Taste buds are assemblies of slender epithelial cells that receive chemical stimuli from the outer (oral) environment. In contrast to the large and well documented information on the morphology of taste buds in adult humans and animals, there are only a few reports on fetal ones, and ultrastructural studies of prenatal human taste buds are lacking completely. Therefore, the present investigation has been carried out to study the taste bud primordium, its morphological changes including synaptogenesis, cell differentiation, and taste pore formation from the time of the onset of taste bud formation around the 8th week until the 15th postovulatory week.

METHODS:

Taste bud primordia of 42 human embryonic/fetal tongues have been examined by means of transmission electron microscopy.

RESULTS:

Nerve fibers approach the lingual epithelium between the 6th and 7th postovulatory week. They penetrate the basal lamina during the 8th week and form synapses with poorly differentiated, elongated, epithelial cells.

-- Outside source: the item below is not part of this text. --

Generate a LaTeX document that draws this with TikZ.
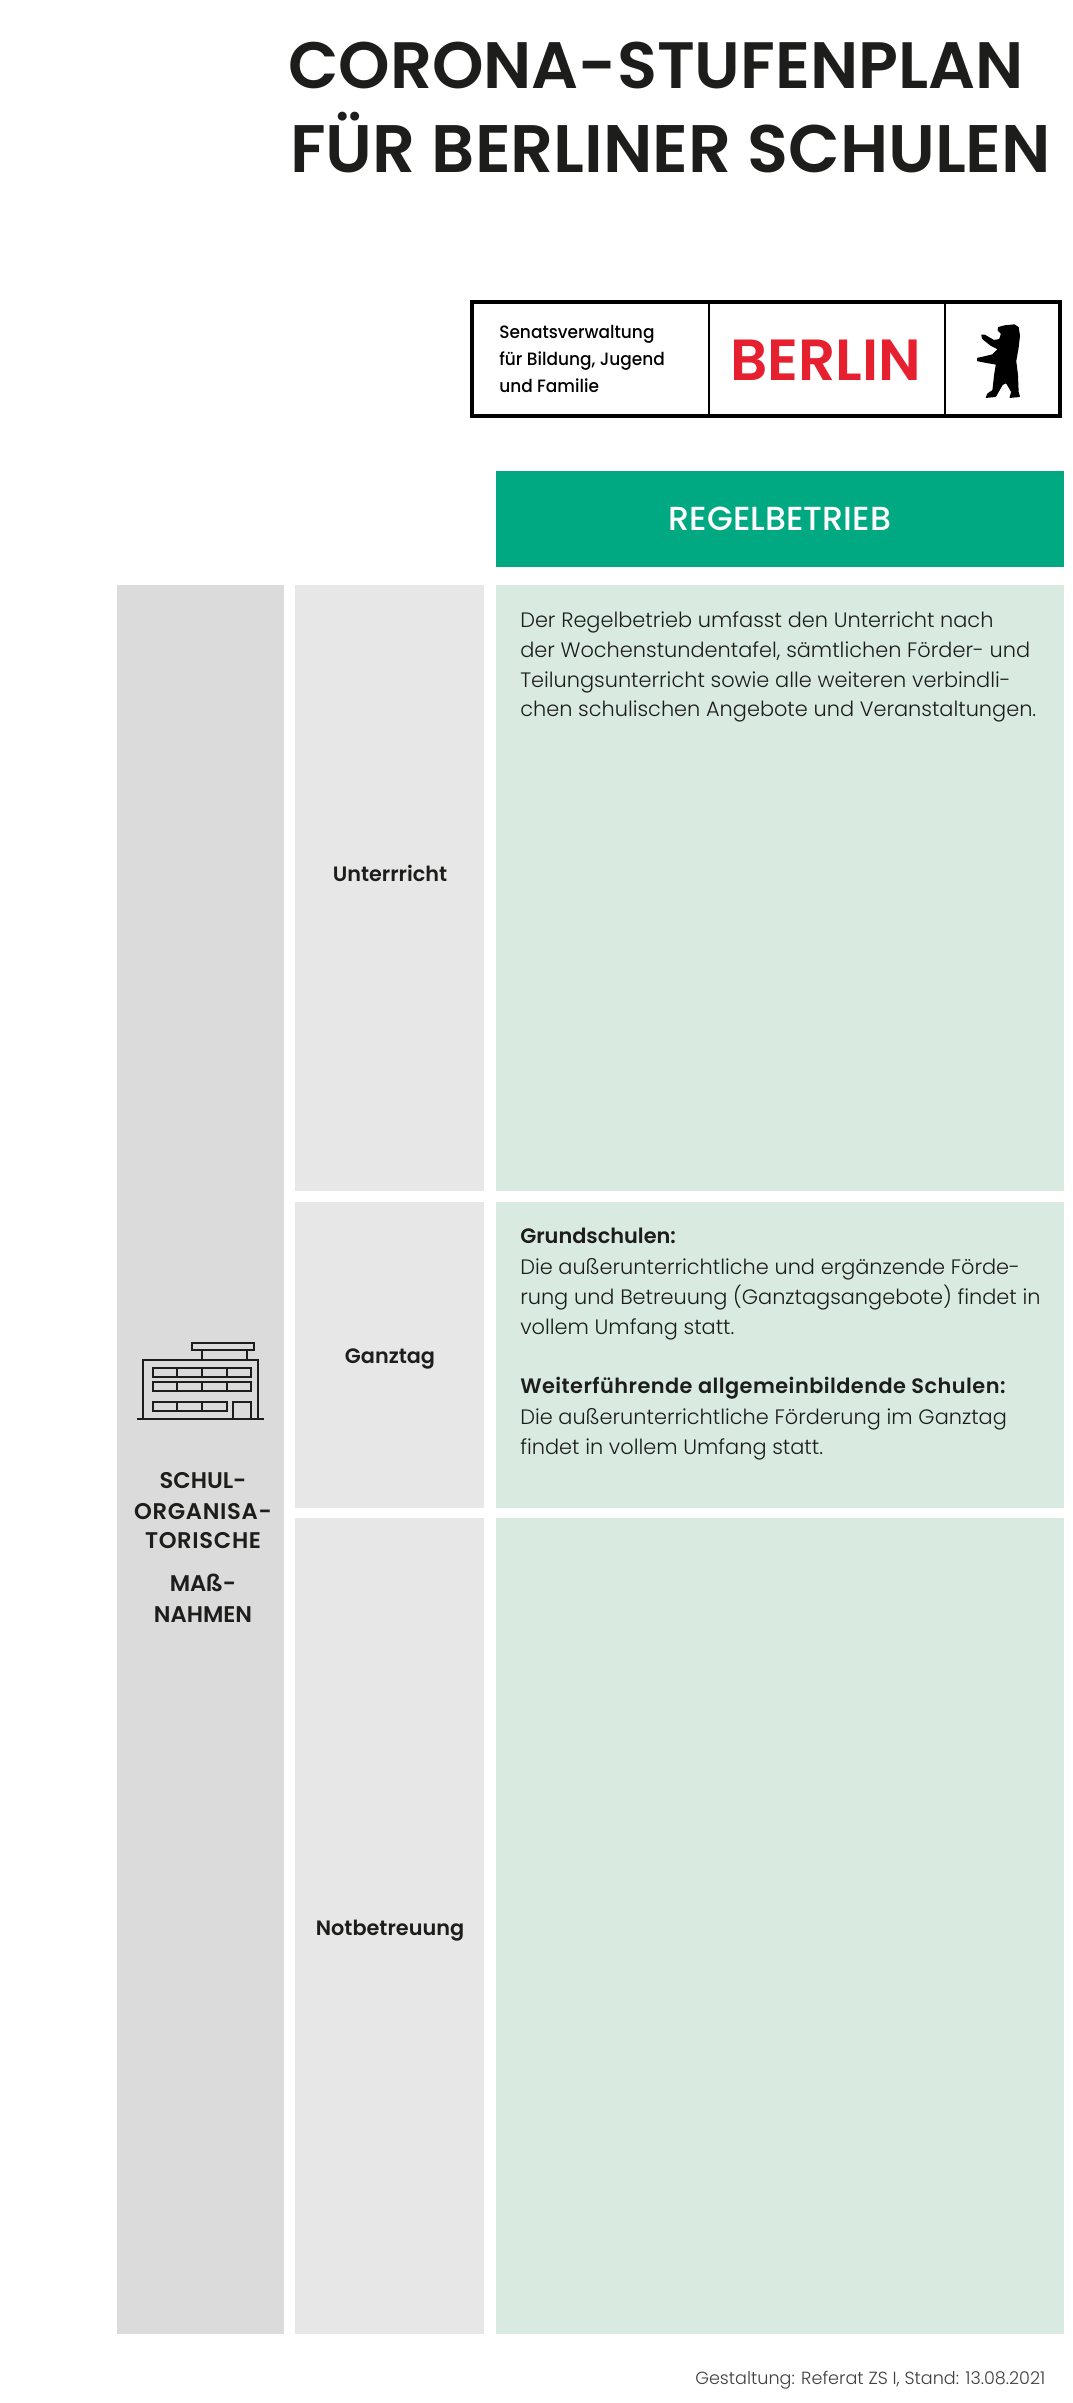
\documentclass[tikz,border=0pt]{standalone}
\usepackage{fontspec}
\setmainfont{Poppins}
\newfontfamily\med{Poppins Medium}
\newfontfamily\sem{Poppins SemiBold}
\newfontfamily\lgt{Poppins Light}
\definecolor{hdr}{HTML}{00A982}
\definecolor{pale}{HTML}{D9EAE0}
\definecolor{gA}{HTML}{DBDBDB}
\definecolor{gB}{HTML}{E7E7E7}
\definecolor{ink}{HTML}{1D1D1B}
\definecolor{red}{HTML}{E6202F}
\tikzset{
 title/.style={anchor=base west,inner sep=0,text=ink},
 body/.style={anchor=base west,inner sep=0,text=ink,font=\lgt\fontsize{15.65}{15.65}\selectfont},
 bodyb/.style={anchor=base west,inner sep=0,text=ink,font=\sem\fontsize{15.65}{15.65}\selectfont},
 rowl/.style={anchor=base,inner sep=0,text=ink,font=\sem\fontsize{15.6}{15.6}\selectfont},
 side/.style={anchor=base,inner sep=0,text=ink,font=\sem\fontsize{17}{17}\selectfont},
 logo/.style={anchor=base west,inner sep=0,text=black,font=\med\fontsize{13.4}{13.4}\selectfont\addfontfeature{FakeStretch=0.95}},
 icon/.style={draw=ink,line width=1pt},
}
\begin{document}
\begin{tikzpicture}[x=0.75pt,y=-0.75pt]
\useasboundingbox[fill=white] (0,0) rectangle (1072,2403);
\fill[gA] (117,585) rectangle (284,2334);
\fill[gB] (295,585) rectangle (484,1191);
\fill[gB] (295,1202) rectangle (484,1508);
\fill[gB] (295,1518) rectangle (484,2334);
\fill[hdr] (496,471) rectangle (1064,567);
\fill[pale] (496,585) rectangle (1064,1191);
\fill[pale] (496,1202) rectangle (1064,1508);
\fill[pale] (496,1518) rectangle (1064,2334);
\node[title,font=\sem\fontsize{49.2}{49.2}\selectfont] (t1) at (288,88) {CORONA-STUFENPLAN};
\node[title,font=\sem\fontsize{50.4}{50.4}\selectfont] (t2) at (290,172) {FÜR BERLINER SCHULEN};
\draw[line width=2.5pt] (472,302) rectangle (1060,416);
\draw[line width=2pt] (709,302) -- (709,416) (945,302) -- (945,416);
\node[logo] (l1) at (499,338) {Senatsverwaltung};
\node[logo] (l2) at (499,365) {für Bildung, Jugend};
\node[logo] (l3) at (499,392) {und Familie};
\node[anchor=base,inner sep=0,text=red,font=\sem\fontsize{43.5}{43.5}\selectfont] (berlin) at (826,380) {BERLIN};
\fill[black,shift={(960,310)},scale=0.341,rounded corners=0.4pt] (112,50) -- (130,45) -- (160,42) -- (172,50) -- (176,75) -- (172,110) -- (165,150) -- (170,190) -- (172,240) -- (176,255) -- (145,258) -- (150,240) -- (135,215) -- (125,220) -- (105,255) -- (75,258) -- (80,245) -- (95,235) -- (100,190) -- (105,160) -- (75,155) -- (50,150) -- (50,140) -- (62,138) -- (95,130) -- (110,115) -- (90,105) -- (65,85) -- (62,72) -- (72,72) -- (100,88) -- (115,85) -- (120,70) -- (110,60) -- cycle;
\node[anchor=center,inner sep=0,text=white,font=\med\fontsize{25}{25}\selectfont] (hd) at (780,519) {REGELBETRIEB};
\node[body] (a1) at (520,627) {Der Regelbetrieb umfasst den Unterricht nach};
\node[body] (a2) at (520,657) {der Wochenstundentafel, sämtlichen Förder- und};
\node[body] (a3) at (520,687) {Teilungsunterricht sowie alle weiteren verbindli-};
\node[body] (a4) at (520,716) {chen schulischen Angebote und Veranstaltungen.};
\node[bodyb] (b1) at (520,1243) {Grundschulen:};
\node[body] (b2) at (520,1274) {Die außerunterrichtliche und ergänzende Förde-};
\node[body] (b3) at (520,1304) {rung und Betreuung (Ganztagsangebote) findet in};
\node[body] (b4) at (520,1334) {vollem Umfang statt.};
\node[bodyb,font=\sem\fontsize{15.65}{15.65}\selectfont\addfontfeature{LetterSpace=2.2}] (b5) at (520,1393) {Weiterführende allgemeinbildende Schulen:};
\node[body] (b6) at (520,1424) {Die außerunterrichtliche Förderung im Ganztag};
\node[body] (b7) at (520,1454) {findet in vollem Umfang statt.};
\node[rowl] (u) at (390,881) {Unterrricht};
\node[rowl] (g) at (390,1363) {Ganztag};
\node[rowl] (n) at (390,1935) {Notbetreuung};
\node[side] (s1) at (203,1488) {SCHUL-};
\node[side,font=\sem\fontsize{17}{17}\selectfont\addfontfeature{LetterSpace=3}] (s2) at (203,1519) {ORGANISA-};
\node[side,font=\sem\fontsize{17}{17}\selectfont\addfontfeature{LetterSpace=3}] (s3) at (203,1548) {TORISCHE};
\node[side] (s4) at (203,1591) {MAß-};
\node[side] (s5) at (203,1622) {NAHMEN};
\draw[icon] (137,1419) -- (264,1419);
\draw[icon] (143,1419) -- (143,1360) -- (258,1360) -- (258,1419);
\draw[icon] (202,1360) -- (202,1350) (247,1360) -- (247,1350);
\draw[icon] (192,1343) rectangle (254,1350);
\draw[icon] (153,1368) rectangle (251,1377);
\draw[icon] (153,1382) rectangle (251,1391);
\draw[icon] (153,1402) rectangle (227,1411);
\draw[icon] (177,1368) -- (177,1377) (202,1368) -- (202,1377) (227,1368) -- (227,1377);
\draw[icon] (177,1382) -- (177,1391) (202,1382) -- (202,1391) (227,1382) -- (227,1391);
\draw[icon] (177,1402) -- (177,1411) (202,1402) -- (202,1411);
\draw[icon] (233,1419) -- (233,1402) -- (251,1402) -- (251,1419);
\node[anchor=base west,inner sep=0,text=ink!85,font=\lgt\fontsize{13.2}{13.2}\selectfont] (f) at (695,2384) {Gestaltung: Referat ZS I, Stand: 13.08.2021};
\end{tikzpicture}
\end{document}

By the 12th week, more differentiated cell types are seen: 1) electron-dense cells resembling type III cells of the adult taste bud containing large numbers of dense-cored vesicles (80-150 nm in diameter); 2) electron-dark cells with well developed endoplasmic reticulum and many apical mitochondria, being candidates for type II cells. Basally, these cells have foot-like processes containing dense-cored vesicles (120-200 nm in diameter), but they do not synapse to nerve fibers. Type I cells, characterized by apically located dense secretory granules, are not observed. First shallow grooves above the taste bud primordium are found around the 10th week. Untypically differentiated apical cellular processes extend onto the surface. Most of the taste pores develop around the 14th to 15th week. In the taste pit, mucous material is not present during the first 15 weeks of gestation. Synapses between cells and afferent nerve fibers were found by the 8th week, reaching a maximum around the 12th to 13th week.

CONCLUSIONS:

The early presence of taste bud cells containing dense-cored vesicles suggests an at least dual function of embryonic/ fetal taste buds: First, from the 8th until the 14th week, non-gustatory, paracrine functions should be considered. After the 14th week of gestation, when typical taste pores are present, the taste buds possibly start their gustatory function. Differentiated marginal cells are possibly involved in the formation of the taste pore. The lack of type I cells producing the mucous material in the taste pit indicates that the taste bud has not achieved a fully developed function until the 15th week of gestation.